Find every line in the records that holds the string "this". Copy each one.

:: DATA ::

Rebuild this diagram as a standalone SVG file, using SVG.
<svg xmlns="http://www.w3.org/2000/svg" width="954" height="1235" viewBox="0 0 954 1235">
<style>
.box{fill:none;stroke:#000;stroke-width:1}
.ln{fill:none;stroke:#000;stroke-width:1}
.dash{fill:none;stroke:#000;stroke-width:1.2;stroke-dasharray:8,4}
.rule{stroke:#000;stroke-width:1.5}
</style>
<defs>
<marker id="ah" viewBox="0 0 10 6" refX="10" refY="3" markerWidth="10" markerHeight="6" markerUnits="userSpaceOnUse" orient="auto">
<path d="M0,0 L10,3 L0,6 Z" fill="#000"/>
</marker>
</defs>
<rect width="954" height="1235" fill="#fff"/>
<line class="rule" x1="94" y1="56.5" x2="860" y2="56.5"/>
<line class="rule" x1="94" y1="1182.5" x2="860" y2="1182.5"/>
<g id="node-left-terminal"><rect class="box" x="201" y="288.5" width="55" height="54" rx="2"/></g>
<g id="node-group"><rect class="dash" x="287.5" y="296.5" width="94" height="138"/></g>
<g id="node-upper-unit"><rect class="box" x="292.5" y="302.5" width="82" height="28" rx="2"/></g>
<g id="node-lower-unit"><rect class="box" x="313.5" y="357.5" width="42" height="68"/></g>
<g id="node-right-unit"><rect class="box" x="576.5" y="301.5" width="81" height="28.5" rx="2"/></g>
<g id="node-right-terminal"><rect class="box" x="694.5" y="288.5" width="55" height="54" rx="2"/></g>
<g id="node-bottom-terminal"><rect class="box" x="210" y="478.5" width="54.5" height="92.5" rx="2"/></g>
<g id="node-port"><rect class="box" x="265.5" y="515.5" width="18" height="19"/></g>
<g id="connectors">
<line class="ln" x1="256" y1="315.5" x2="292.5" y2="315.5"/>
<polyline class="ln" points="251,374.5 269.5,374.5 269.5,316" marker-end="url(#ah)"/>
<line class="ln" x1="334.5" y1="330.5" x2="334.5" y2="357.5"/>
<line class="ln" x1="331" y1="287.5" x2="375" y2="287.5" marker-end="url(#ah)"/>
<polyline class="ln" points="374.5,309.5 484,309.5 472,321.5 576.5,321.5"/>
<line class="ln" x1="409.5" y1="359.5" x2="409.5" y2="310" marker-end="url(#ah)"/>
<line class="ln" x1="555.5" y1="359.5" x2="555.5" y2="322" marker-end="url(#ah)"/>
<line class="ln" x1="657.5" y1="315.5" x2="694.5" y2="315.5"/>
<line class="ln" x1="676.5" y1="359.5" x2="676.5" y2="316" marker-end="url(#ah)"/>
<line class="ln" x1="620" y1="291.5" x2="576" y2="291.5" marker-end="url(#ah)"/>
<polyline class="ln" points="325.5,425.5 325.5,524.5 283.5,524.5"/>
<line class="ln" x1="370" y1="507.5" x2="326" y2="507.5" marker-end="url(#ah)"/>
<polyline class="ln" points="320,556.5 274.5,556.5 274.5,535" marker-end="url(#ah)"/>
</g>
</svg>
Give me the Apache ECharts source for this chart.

:::

- _ANSWER TO THE PROBLEM_:
Rebuild this diagram as a standalone SVG file, using SVG.
Give me the Apache ECharts source for this chart.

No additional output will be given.